Worldwide, AIDS-related deaths have decreased by 24% since 2005, and in 2011 were approximately 1.7 million. However, increases in those deaths have occurred in the same regions that have experienced an increase in new HIV infections: the Middle East, North Africa, Eastern Europe, and Central Asia (UNAIDS, 2012).
In the United States, there are approximately 1.2 million people living with HIV. The majority of cases are among men, accounting for about 73% of cases. Minorities are disproportionately affected by HIV, with African Americans accounting for 46% and Hispanics 18% of newly diagnosed HIV or acquired immunodeficiency syndrome (AIDS) cases in 2008 (UNAIDS, 2009).
Through the end of 2010, Florida ranked third in the nation in the number of cumulative AIDS cases with 121,161 cases. In 2011 Florida was second among the states in numbers of new cases of HIV infection diagnosed, and third in the number of AIDS cases. Florida has five large metropolitan areas that have more AIDS cases individually than many states do as a whole.
In 2012, 5,388 cases of HIV infection and 2,775 AIDS cases were reported among adults. Both numbers reflected a small drop over those from 2011, which were 5,408 and 3,440 respectively. Women accounted for 22% of the 2012 HIV cases and 29% of the AIDS diagnoses, and the percentage of cases among females has been decreasing over the past ten years. The new AIDS cases were 54% black, 24% white, and 21% Hispanic, and these proportions have changed little over ten years (FDOH, 2012).

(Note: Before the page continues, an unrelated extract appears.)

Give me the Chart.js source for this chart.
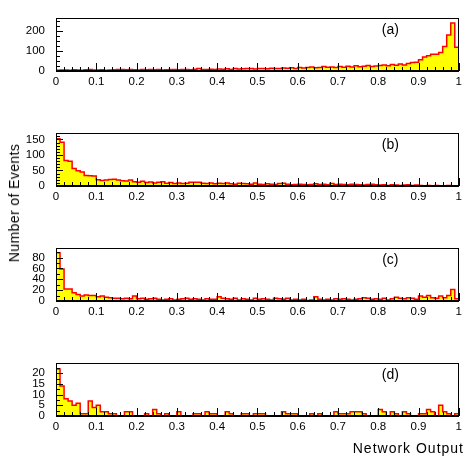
<!DOCTYPE html>
<html>
<head>
<meta charset="utf-8">
<script src="https://cdn.jsdelivr.net/npm/chart.js@4.4.1/dist/chart.umd.min.js"></script>
<style>
  body { margin: 0; background: #fff; width: 466px; height: 457px; position: relative; overflow: hidden;
         font-family: "Liberation Sans", Arial, sans-serif; }
  canvas { position: absolute; left: 0; }
  #yTitle { position: absolute; left: 14px; top: 203px; transform: translate(-50%, -50%) rotate(-90deg);
            font-size: 14px; white-space: nowrap; letter-spacing: 0.4px; color: #000; }
  #xTitle { position: absolute; right: 2px; top: 440px; font-size: 14px; letter-spacing: 1px; color: #000; }
</style>
</head>
<body>
<canvas id="histA" width="466" height="100" style="top:0px"></canvas>
<canvas id="histB" width="466" height="100" style="top:115px"></canvas>
<canvas id="histC" width="466" height="100" style="top:230px"></canvas>
<canvas id="histD" width="466" height="100" style="top:345px"></canvas>
<div id="yTitle">Number of Events</div>
<div id="xTitle">Network Output</div>
<script>
// 100 bins of width 0.01 over the network output range [0, 1]
const BIN_WIDTH = 0.01;

const countsA = [
  4, 5, 5, 4, 6, 5, 4, 6, 7, 5,
  5, 6, 4, 5, 6, 7, 8, 6, 7, 6,
  5, 7, 6, 8, 6, 7, 5, 6, 7, 8,
  6, 7, 8, 6, 9, 12, 8, 7, 9, 8,
  10, 9, 11, 8, 12, 10, 11, 13, 12, 10,
  12, 13, 11, 14, 12, 13, 15, 14, 16, 13,
  18, 15, 17, 20, 16, 18, 22, 19, 20, 17,
  22, 19, 24, 20, 26, 21, 24, 28, 23, 25,
  28, 30, 26, 32, 29, 35, 30, 38, 42, 44,
  56, 70, 76, 83, 83, 92, 122, 180, 239, 118
];
const countsB = [
  152, 141, 82, 80, 56, 49, 45, 34, 33, 32,
  20, 18, 19, 21, 22, 19, 17, 16, 19, 14,
  12, 15, 11, 13, 10, 12, 14, 9, 11, 8,
  10, 8, 9, 12, 12, 12, 9, 8, 10, 7,
  9, 8, 10, 7, 6, 9, 8, 7, 6, 10,
  6, 5, 7, 6, 5, 8, 9, 6, 4, 5,
  6, 5, 4, 5, 7, 5, 6, 4, 8, 5,
  6, 5, 4, 6, 5, 4, 3, 5, 6, 4,
  3, 4, 2, 4, 3, 2, 3, 4, 2, 3,
  2, 1, 2, 1, 2, 1, 1, 2, 1, 1
];
const countsC = [
  89, 59, 22, 22, 15, 12, 9, 11, 10, 10,
  8, 9, 7, 6, 5, 5, 4, 5, 4, 9,
  4, 5, 3, 4, 5, 3, 2, 3, 4, 2,
  3, 4, 5, 3, 4, 3, 2, 4, 3, 3,
  8, 5, 4, 3, 5, 2, 4, 3, 2, 5,
  3, 4, 3, 2, 5, 4, 3, 5, 2, 3,
  2, 3, 1, 2, 8, 3, 2, 3, 2, 4,
  3, 4, 3, 2, 3, 4, 6, 5, 3, 4,
  3, 5, 2, 4, 7, 5, 4, 6, 5, 3,
  9, 7, 10, 6, 5, 9, 6, 10, 21, 4
];
const countsD = [
  22, 14, 8, 7, 5, 6, 1, 1, 7, 4,
  5, 2, 2, 1, 1, 0, 0, 2, 2, 0,
  0, 0, 1, 0, 3, 1, 0, 1, 0, 0,
  2, 0, 0, 0, 1, 1, 0, 2, 1, 1,
  0, 0, 2, 1, 0, 0, 1, 1, 0, 1,
  1, 1, 0, 0, 0, 0, 2, 1, 1, 1,
  0, 0, 0, 1, 0, 1, 0, 0, 0, 2,
  1, 1, 1, 2, 2, 2, 1, 0, 0, 0,
  3, 2, 0, 2, 1, 0, 2, 1, 0, 0,
  1, 1, 3, 2, 0, 5, 2, 1, 0, 1
];

const xTickLabels = ["0", "0.1", "0.2", "0.3", "0.4", "0.5", "0.6", "0.7", "0.8", "0.9", "1"];
const panelLetters = ["(a)", "(b)", "(c)", "(d)"];

// per panel: y range, labelled step and minor tick step
const panels = [
  { id: "histA", counts: countsA, letter: panelLetters[0], yMax: 265, yStep: 100, yMinor: 25 },
  { id: "histB", counts: countsB, letter: panelLetters[1], yMax: 171, yStep: 50, yMinor: 10 },
  { id: "histC", counts: countsC, letter: panelLetters[2], yMax: 98, yStep: 20, yMinor: 10 },
  { id: "histD", counts: countsD, letter: panelLetters[3], yMax: 24.8, yStep: 5, yMinor: 2.5 }
];

// step outline: bin left edges, closed down to zero at both ends
function histogramPoints(counts) {
  const pts = [{ x: 0, y: 0 }];
  counts.forEach((c, i) => pts.push({ x: i * BIN_WIDTH, y: c }));
  pts.push({ x: counts.length * BIN_WIDTH, y: counts[counts.length - 1] });
  pts.push({ x: counts.length * BIN_WIDTH, y: 0 });
  return pts;
}

// box frame, inward tick marks and panel letter
const framePlugin = {
  id: "framePlugin",
  afterDatasetsDraw(chart, args, opts) {
    const { ctx, chartArea: a, scales: { x, y } } = chart;
    ctx.save();
    ctx.strokeStyle = "#000";
    ctx.lineWidth = 1;
    ctx.beginPath();
    for (let k = 0; k <= 50; k++) {
      const px = Math.round(x.getPixelForValue(k * 0.02)) + 0.5;
      const len = k % 5 === 0 ? 8 : 4;
      ctx.moveTo(px, a.bottom);
      ctx.lineTo(px, a.bottom - len);
    }
    const majorEvery = Math.round(opts.yStep / opts.yMinor);
    for (let k = 0; k * opts.yMinor <= opts.yMax; k++) {
      const py = Math.round(y.getPixelForValue(k * opts.yMinor)) + 0.5;
      const len = k % majorEvery === 0 ? 7 : 4;
      ctx.moveTo(a.left, py);
      ctx.lineTo(a.left + len, py);
    }
    ctx.stroke();

    ctx.strokeRect(Math.round(a.left) + 0.5, Math.round(a.top) + 0.5,
      Math.round(a.right - a.left) - 1, Math.round(a.bottom - a.top));
    ctx.lineWidth = 2;
    ctx.beginPath();
    ctx.moveTo(a.left, Math.round(a.bottom));
    ctx.lineTo(a.right, Math.round(a.bottom));
    ctx.stroke();

    ctx.fillStyle = "#000";
    ctx.font = '14px "Liberation Sans", Arial, sans-serif';
    ctx.textAlign = "center";
    ctx.textBaseline = "middle";
    ctx.fillText(opts.letter, x.getPixelForValue(0.83), a.top + 12);
    ctx.restore();
  }
};

function makeHistogram(panel) {
  const canvas = document.getElementById(panel.id);
  return new Chart(canvas, {
    type: "line",
    data: {
      datasets: [{
        data: histogramPoints(panel.counts),
        stepped: true,
        fill: "origin",
        backgroundColor: "#ffff00",
        borderColor: "#ff0000",
        borderWidth: 1.5,
        pointRadius: 0,
        tension: 0
      }]
    },
    options: {
      animation: false,
      responsive: false,
      layout: { padding: { top: 7, right: 3, left: 0, bottom: 0 } },
      scales: {
        x: {
          type: "linear",
          min: 0,
          max: 1,
          afterFit: (scale) => { scale.height = 29; },
          grid: { display: false, drawTicks: false },
          border: { display: false },
          ticks: {
            stepSize: 0.1,
            autoSkip: false,
            maxRotation: 0,
            padding: 4,
            color: "#000",
            font: { family: '"Liberation Sans", Arial, sans-serif', size: 11.5 },
            callback: (value, index) => xTickLabels[index]
          }
        },
        y: {
          min: 0,
          max: panel.yMax,
          afterFit: (scale) => { scale.width = 56; },
          grid: { display: false, drawTicks: false },
          border: { display: false },
          ticks: {
            stepSize: panel.yStep,
            includeBounds: false,
            autoSkip: false,
            padding: 11,
            color: "#000",
            font: { family: '"Liberation Sans", Arial, sans-serif', size: 11.5 }
          }
        }
      },
      plugins: {
        legend: { display: false },
        tooltip: { enabled: false },
        framePlugin: { yStep: panel.yStep, yMinor: panel.yMinor, yMax: panel.yMax, letter: panel.letter }
      }
    },
    plugins: [framePlugin]
  });
}

panels.forEach(makeHistogram);
</script>
</body>
</html>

Hispanics, who make up 22% of Florida’s adult population, comprise 23% of the HIV cases and 21% of the AIDS cases. Although blacks are only 14% of Florida’s adult population, they account for 44% of the adult HIV infection cases and 53% of the adult AIDS cases reported in 2012. Black men, and especially black women, are significantly over-represented; the HIV case rate among black women 15 times that among white women (FDOH, 2012).
Since the peak year of 1995 there has been a 79% decline in deaths of Florida residents due to HIV. The number has continued to decline since 2007, and in 2012 there were 923 HIV-related deaths. However, HIV is still the sixth leading cause of death for 25 to 44 year olds. For blacks it is the fourth leading cause of death, but in 2010 that fell for the first time since 1988 from number 1 (FDOH, 2012.)